Beth Speede, as her name suggests, has a talent for running. In Bow Street, where she lives, she is known as the Bow Street Runner because she uses her speed to run errands for the residents, most of whom are elderly and invalid. Among them is Beth’s own father, who suffers from a heart condition. This means he can’t get a good job. Mum can’t either because she is lame. So the Speedes, like everyone else in Bow Street, are a poor lot. Still, Bow Street may be a poor and rundown street – which gets it threatened with demolition at one point – but it is home to everyone who lives there. They are a close knit community bound together by Beth the Bow Street Runner. The street would fall down without her, and her invalid parents wouldn’t survive without her either. Quite literally, in fact – it is the Bow Street Runner herself who saves Bow Street from demolition.

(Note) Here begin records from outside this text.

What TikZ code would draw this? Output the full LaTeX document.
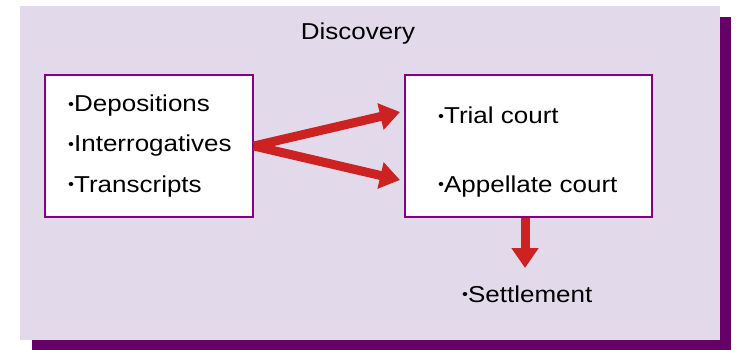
\documentclass[tikz,border=0pt]{standalone}
\usepackage{fontspec}
\setmainfont{Liberation Sans}[FakeStretch=1.13]
\usetikzlibrary{arrows.meta}
\definecolor{lavender}{HTML}{E2DAEA}
\definecolor{shadowpurple}{HTML}{660066}
\definecolor{boxline}{HTML}{850085}
\definecolor{arrowred}{HTML}{CC2222}
\newcommand{\bul}{\raisebox{2.5pt}{\fontsize{15}{15}\selectfont•}}
\tikzset{
    every node/.style={inner sep=0pt, font=\fontsize{23}{28}\selectfont}
}
\tikzset{
    panel/.style={rectangle, draw=boxline, line width=1.8pt, fill=white,
    	minimum height=142pt},
    item/.style={anchor=base west}
}
\tikzset{
    flow/.style={draw=arrowred, line width=9pt,
    	-{Triangle[width=26pt,length=20pt]}}
}

\begin{document}
\begin{tikzpicture}[x=1pt,y=-1pt]
	\useasboundingbox (0,0) rectangle (736,350);
	\fill[shadowpurple] (32,17) rectangle (731,350);
	\fill[lavender] (20,6) rectangle (720,340);

	\node[anchor=base] (title) at (358,40) {Discovery};
	\node[panel, minimum width=208pt] (src) at (149,146) {};
	\node[panel, minimum width=247pt] (dst) at (528.5,146) {};

	\node[item] (dep) at (68,112) {\bul Depositions};
	\node[item] (int) at (68,152) {\bul Interrogatives};
	\node[item] (tra) at (68,192) {\bul Transcripts};
	\node[item] (trial) at (438,124) {\bul Trial court};
	\node[item] (app) at (438,192) {\bul Appellate court};
	\node[item] (settle) at (462,302) {\bul Settlement};

	\coordinate (t1) at (400,112);
	\coordinate (t2) at (400,180);
	\coordinate (t3) at (525,268);
	\draw[flow] (src.east) -- (t1);
	\draw[flow] (src.east) -- (t2);
	\draw[flow] (dst.south -| t3) -- (t3);
\end{tikzpicture}
\end{document}
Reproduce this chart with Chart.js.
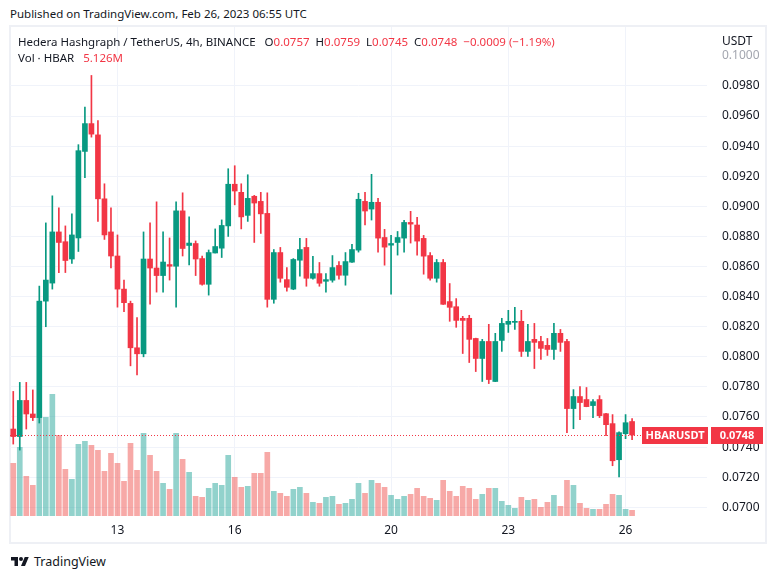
<!DOCTYPE html>
<html>
<head>
<meta charset="utf-8">
<script src="https://cdn.jsdelivr.net/npm/chart.js@4.4.0/dist/chart.umd.min.js"></script>
<style>
  body { margin: 0; background: #fff; width: 777px; height: 579px; overflow: hidden; position: relative;
         font-family: "Noto Sans", sans-serif; color: #131722; }
  #published { position: absolute; left: 10px; top: 6px; font-size: 11.5px; }
  #frame { position: absolute; left: 9px; top: 25px; width: 758px; height: 519px; box-sizing: border-box; border: 2px solid #eef0f5; }
  #wrap { position: absolute; left: 10px; top: 27px; width: 757px; height: 517px; }
  .legend { position: absolute; left: 18px; font-size: 11.5px; white-space: nowrap; }
  .red { color: #f23645; }
  .gap { margin-left: 6px; }
  #usdt { position: absolute; left: 722px; top: 32px; font-size: 12px; }
  #footer { position: absolute; left: 10px; top: 553px; font-size: 12.5px; display: flex; align-items: center; }
  #footer svg { margin-right: 4px; }
</style>
</head>
<body>
<div id="published">Published on TradingView.com, Feb 26, 2023 06:55 UTC</div>
<div id="frame"></div>
<div id="wrap"><canvas id="chart" width="757" height="517"></canvas></div>
<div class="legend" style="top:34px">Hedera Hashgraph / TetherUS, 4h, BINANCE <span class="gap">O</span><span class="red">0.0757</span><span class="gap">H</span><span class="red">0.0759</span><span class="gap">L</span><span class="red">0.0745</span><span class="gap">C</span><span class="red">0.0748</span><span class="red gap">−0.0009 (−1.19%)</span></div>
<div class="legend" style="top:50px">Vol · HBAR <span class="red gap">5.126M</span></div>
<div id="usdt">USDT</div>
<div id="footer">
  <svg width="20" height="14" viewBox="0 0 36 28"><path fill="#131722" d="M14 22H7V11H0V4h14v18zM28 22h-8l7.5-18h8L28 22z"/><circle fill="#131722" cx="20" cy="8" r="4"/></svg>
  <span>TradingView</span>
</div>
<script>
// 4h candles, Feb 10 08:00 -> Feb 26 04:00
const opens = [
  0.0752, 0.0747, 0.0771, 0.0762, 0.07596, 0.0837, 0.0849, 0.0883, 0.08765, 0.0865,
  0.0879, 0.09365, 0.0955, 0.09475, 0.0905, 0.0883, 0.0867, 0.0845, 0.08355, 0.0806,
  0.0802, 0.0865, 0.0859, 0.0854, 0.08613, 0.08602, 0.0897, 0.0874, 0.08753, 0.08653,
  0.08482, 0.0869, 0.08722, 0.0887, 0.09147, 0.09093, 0.0894, 0.09067, 0.09033, 0.08953,
  0.08382, 0.08693, 0.08513, 0.0845, 0.08642, 0.08727, 0.08522, 0.08553, 0.08502, 0.08509,
  0.08607, 0.08542, 0.08629, 0.08709, 0.09033, 0.08982, 0.09027, 0.08793, 0.08742, 0.0876,
  0.08789, 0.08893, 0.08876, 0.08787, 0.08673, 0.08522, 0.08627, 0.08367, 0.08333, 0.08256,
  0.08256, 0.08122, 0.07989, 0.08102, 0.07836, 0.08109, 0.08216, 0.08229, 0.08236, 0.08036,
  0.08116, 0.08102, 0.08076, 0.08049, 0.08156, 0.08102, 0.07656, 0.07736, 0.07716, 0.07676,
  0.07716, 0.07622, 0.07556, 0.07316, 0.07489, 0.0757
];
const highs = [
  0.0777, 0.0783, 0.0783, 0.0778, 0.0847, 0.0889, 0.0907, 0.0899, 0.0887, 0.0895,
  0.0941, 0.0966, 0.0987, 0.0957, 0.0915, 0.0899, 0.0881, 0.0851, 0.0837, 0.0826,
  0.0883, 0.0889, 0.0903, 0.0883, 0.0879, 0.0903, 0.0909, 0.0893, 0.0877, 0.0867,
  0.0871, 0.0885, 0.0891, 0.0925, 0.0927, 0.0915, 0.0921, 0.09073, 0.09093, 0.0909,
  0.08713, 0.08727, 0.08593, 0.08653, 0.08787, 0.08787, 0.08667, 0.08627, 0.08553, 0.08673,
  0.08633, 0.08693, 0.08747, 0.09087, 0.09093, 0.09213, 0.09053, 0.08847, 0.08807, 0.08833,
  0.08907, 0.08967, 0.08927, 0.08807, 0.08693, 0.08647, 0.08647, 0.08487, 0.08387, 0.08269,
  0.08276, 0.08124, 0.08116, 0.08216, 0.08156, 0.08256, 0.08309, 0.08329, 0.08309, 0.08216,
  0.08222, 0.08136, 0.08122, 0.08222, 0.08182, 0.08116, 0.07782, 0.07802, 0.07796, 0.07716,
  0.07742, 0.07624, 0.07616, 0.07502, 0.07616, 0.0759
];
const lows = [
  0.0742, 0.0738, 0.0752, 0.07576, 0.0756, 0.082, 0.0845, 0.0856, 0.0856, 0.0862,
  0.087, 0.0919, 0.0946, 0.089, 0.0878, 0.0859, 0.0833, 0.083, 0.0794, 0.0788,
  0.08, 0.0835, 0.0843, 0.0843, 0.0851, 0.0833, 0.0867, 0.0861, 0.0854, 0.08476,
  0.0841, 0.0869, 0.0866, 0.088, 0.0901, 0.0885, 0.089, 0.0876, 0.0882, 0.0833,
  0.08356, 0.08496, 0.08436, 0.08446, 0.08536, 0.08469, 0.08516, 0.08469, 0.08429, 0.08496,
  0.08516, 0.08476, 0.08628, 0.08696, 0.08876, 0.08909, 0.08696, 0.08609, 0.08416, 0.08676,
  0.08696, 0.08756, 0.08676, 0.08549, 0.08509, 0.08496, 0.08348, 0.08236, 0.08196, 0.08022,
  0.07962, 0.07902, 0.07836, 0.07822, 0.07835, 0.08036, 0.08162, 0.08182, 0.08002, 0.08002,
  0.07922, 0.07982, 0.08009, 0.07982, 0.08036, 0.07496, 0.07522, 0.07582, 0.07668, 0.07596,
  0.07596, 0.07476, 0.07276, 0.07202, 0.07456, 0.0745
];
const closes = [
  0.0747, 0.0771, 0.0762, 0.07596, 0.0837, 0.0851, 0.0883, 0.0876, 0.0864, 0.0881,
  0.0937, 0.0955, 0.0948, 0.0905, 0.0881, 0.0867, 0.0845, 0.0836, 0.0806, 0.0802,
  0.0865, 0.0859, 0.0854, 0.0863, 0.08602, 0.0897, 0.0872, 0.08756, 0.0865, 0.08482,
  0.08693, 0.08733, 0.08873, 0.09147, 0.09102, 0.0893, 0.09053, 0.09022, 0.0895, 0.08382,
  0.08693, 0.08522, 0.08462, 0.08647, 0.08713, 0.08522, 0.08553, 0.08489, 0.08513, 0.08593,
  0.08542, 0.08633, 0.08713, 0.09047, 0.08969, 0.09027, 0.08789, 0.08729, 0.08753, 0.08793,
  0.08893, 0.08882, 0.08769, 0.08669, 0.08522, 0.08627, 0.08349, 0.08329, 0.08242, 0.08242,
  0.08116, 0.07989, 0.08102, 0.07849, 0.08102, 0.08222, 0.08236, 0.08236, 0.08036, 0.08102,
  0.08096, 0.08056, 0.08049, 0.08156, 0.08096, 0.07656, 0.07736, 0.07696, 0.07669, 0.07702,
  0.07609, 0.07549, 0.07309, 0.07496, 0.07562, 0.0748
];
// volume, millions of HBAR
const volumes = [
  47.4, 61.8, 35.7, 27.6, 88.8, 88.8, 109.5, 72.6, 42.0, 33.0,
  64.5, 67.2, 63.6, 59.1, 40.2, 56.4, 47.4, 31.2, 65.4, 41.1,
  74.4, 54.6, 40.2, 29.4, 24.0, 74.4, 51.0, 39.3, 17.7, 16.8,
  24.9, 29.4, 27.6, 54.6, 34.8, 25.8, 26.7, 38.4, 38.4, 57.3,
  22.2, 20.4, 17.7, 24.0, 25.8, 20.4, 12.3, 11.4, 16.8, 17.7,
  10.5, 11.4, 15.0, 29.4, 20.4, 32.1, 29.4, 25.8, 18.6, 15.0,
  17.7, 19.5, 24.9, 17.7, 15.9, 14.1, 32.1, 22.2, 17.7, 26.7,
  24.9, 15.0, 19.5, 24.9, 24.9, 13.2, 9.6, 6.9, 16.8, 14.1,
  15.0, 7.8, 12.3, 18.6, 8.7, 32.1, 27.6, 11.4, 6.9, 6.0,
  6.0, 10.5, 19.5, 18.6, 6.0, 5.126
];
// day marks on the time axis (candle index -> label)
const dayIndex = [16, 34, 58, 76, 94];
const dayLabels = ['13', '16', '20', '23', '26'];
const priceTicks = [0.070, 0.072, 0.074, 0.076, 0.078, 0.080, 0.082, 0.084, 0.086,
                    0.088, 0.090, 0.092, 0.094, 0.096, 0.098, 0.100];
const lastPrice = 0.0748;
const emptySlots = 11; // right margin after last candle

const UP = '#089981', DOWN = '#f23645';
const VOL_UP = 'rgba(38,166,154,0.5)', VOL_DOWN = 'rgba(239,83,80,0.5)';

const labels = [];
for (let i = 0; i < opens.length + emptySlots; i++) {
    const k = dayIndex.indexOf(i);
    labels.push(k >= 0 ? dayLabels[k] : '');
}
const isUp = closes.map((c, i) => c >= opens[i]);

const priceLine = {
    id: 'priceLine',
    afterDatasetsDraw(chart) {
        const { ctx, chartArea, scales } = chart;
        const y = Math.round(scales.y.getPixelForValue(lastPrice)) + 0.5;
        ctx.save();
        ctx.strokeStyle = DOWN;
        ctx.lineWidth = 1;
        ctx.setLineDash([1, 2]);
        ctx.beginPath();
        ctx.moveTo(chartArea.left, y);
        ctx.lineTo(chartArea.right - 66, y);
        ctx.stroke();
        ctx.setLineDash([]);
        ctx.fillStyle = DOWN;
        ctx.fillRect(chartArea.right - 65, y - 8.5, 66, 17);
        ctx.fillRect(chartArea.right + 4, y - 8.5, 52, 17);
        ctx.fillStyle = '#fff';
        ctx.font = 'bold 11px "Noto Sans"';
        ctx.textBaseline = 'middle';
        ctx.textAlign = 'center';
        ctx.fillText('HBARUSDT', chartArea.right - 32, y + 0.5);
        ctx.fillText(lastPrice.toFixed(4), chartArea.right + 30, y + 0.5);
        ctx.restore();
    }
};

new Chart(document.getElementById('chart'), {
    type: 'bar',
    data: {
        labels: labels,
        datasets: [
            {
                label: 'Body',
                data: opens.map((o, i) => [o, closes[i]]),
                backgroundColor: isUp.map(u => u ? UP : DOWN),
                barThickness: 5,
                minBarLength: 1,
                grouped: false,
                yAxisID: 'y'
            },
            {
                label: 'Wick',
                data: lows.map((l, i) => [l, highs[i]]),
                backgroundColor: isUp.map(u => u ? UP : DOWN),
                barThickness: 1,
                grouped: false,
                yAxisID: 'y'
            },
            {
                label: 'Volume',
                data: volumes,
                backgroundColor: isUp.map(u => u ? VOL_UP : VOL_DOWN),
                barThickness: 5,
                grouped: false,
                yAxisID: 'yv'
            }
        ]
    },
    options: {
        responsive: false,
        animation: false,
        layout: { padding: 0, autoPadding: false },
        plugins: {
            legend: { display: false },
            tooltip: { enabled: false }
        },
        scales: {
            x: {
                offset: true,
                afterBuildTicks: axis => { axis.ticks = dayIndex.map(v => ({ value: v })); },
                afterFit: axis => { axis.height = 28; axis.paddingLeft = 0; axis.paddingRight = 0; },
                grid: { offset: false, color: '#f0f3fa', drawTicks: false },
                border: { display: false },
                ticks: { autoSkip: false, maxRotation: 0, padding: 7, color: '#131722',
                         font: { family: 'Noto Sans', size: 12 } }
            },
            y: {
                position: 'right',
                min: 0.06942,
                max: 0.10192,
                afterBuildTicks: axis => { axis.ticks = priceTicks.map(v => ({ value: v })); },
                afterFit: axis => { axis.width = 60; axis.paddingTop = 0; axis.paddingBottom = 0; },
                grid: {
                    drawTicks: false,
                    color: ctx => ctx.tick && ctx.tick.value > 0.0999 ? 'rgba(0,0,0,0)' : '#f0f3fa'
                },
                border: { display: false },
                ticks: {
                    padding: 15,
                    color: ctx => ctx.tick && ctx.tick.value > 0.0999 ? '#a3a6af' : '#131722',
                    font: { family: 'Noto Sans', size: 12 },
                    callback: v => v.toFixed(4)
                }
            },
            yv: {
                display: false,
                min: 0,
                max: 440
            }
        }
    },
    plugins: [priceLine]
});
</script>
</body>
</html>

The street gets modernised instead.

But Beth is soon putting her talent to far more serious uses when she receives a prophecy from a fortune teller: “I see you running for help across green fields…I see the face of a girl crying.” Beth is completely terrified by this prophecy. She takes it to mean she is running to get help for her sick father, and the girl crying is herself – crying because she failed. So she takes up cross country running to increase her speed, in the hope that she will outrace the prophecy and save her father.

However, there is a cross country championship and trophy that is also at stake. So naturally, Beth, like any other heroine of a sports serial, finds herself up against an enemy who makes constant trouble for her. In Beth’s case it is Louise Dunn, a rich snobby girl (and nose to match) who has been promised a pony if she wins the championship. Louise’s tricks include tying knots in Beth’s shoelaces, getting her suspended from the sports club, and interfering with the markers. And it gets even worse when Louise finds out about the prophecy and starts using it against Beth.

Stories about poor girls who work to rise above (or work with) their poverty are always popular. And readers love stories about girls who find a talent but face all sorts of adversity – largely in the form of a spiteful enemy – in using it to prove themselves and triumph at the end of the story. “Tears of a Clown“, “Minnow”, “Concrete Surfer”, and “A Dream for Yvonne” are just some of the Jinty stories with this theme.

However, what should be the greatest strength that carries this story is instead the weakness that lets the whole story down – the prophecy. Sorry, but you can tell a mile off that Beth has got it wrong. The prophecy is just too vague, wide open to other interpretations, and Beth’s interpretation of it is just so stretched and forced that you can’t really understand how on earth she can come to that conclusion. For the prophecy to work, it should take the form of a riddle with double meanings. Beth (and the reader) takes what appears to be the most obvious meaning. Then Beth (and the reader) is taken by surprise when it turns out that the prophecy had an entirely different meaning. Jinty had the right effect in “Cursed to be a Coward!” Here the heroine receives a prophecy that says: “You will end in blue water.” The heroine takes this to mean she will drown, and becomes terrified of water. But it turns out the prophecy is referring to an actual name – Blue Water – the name of her new house boat. But in “The Bow Street Runner” the prophecy menace does not work, and it comes to absolutely nobody’s surprise when Beth finds she has got the prophecy wrong. The prophecy meant running for help for Louise, who had an accident during the championship run. And the girl crying is a deeply remorseful Louise. So it has to be said that this story is not as good as it should have been because the prophecy looks like it has been badly thought through.

Oh yes, Beth wins the championship and becomes the pride of Bow Street. Louise’s dad builds the Speede family a bungalow at the top of Bow Street as a reward. But Beth is very happy to remain the Bow Street Runner.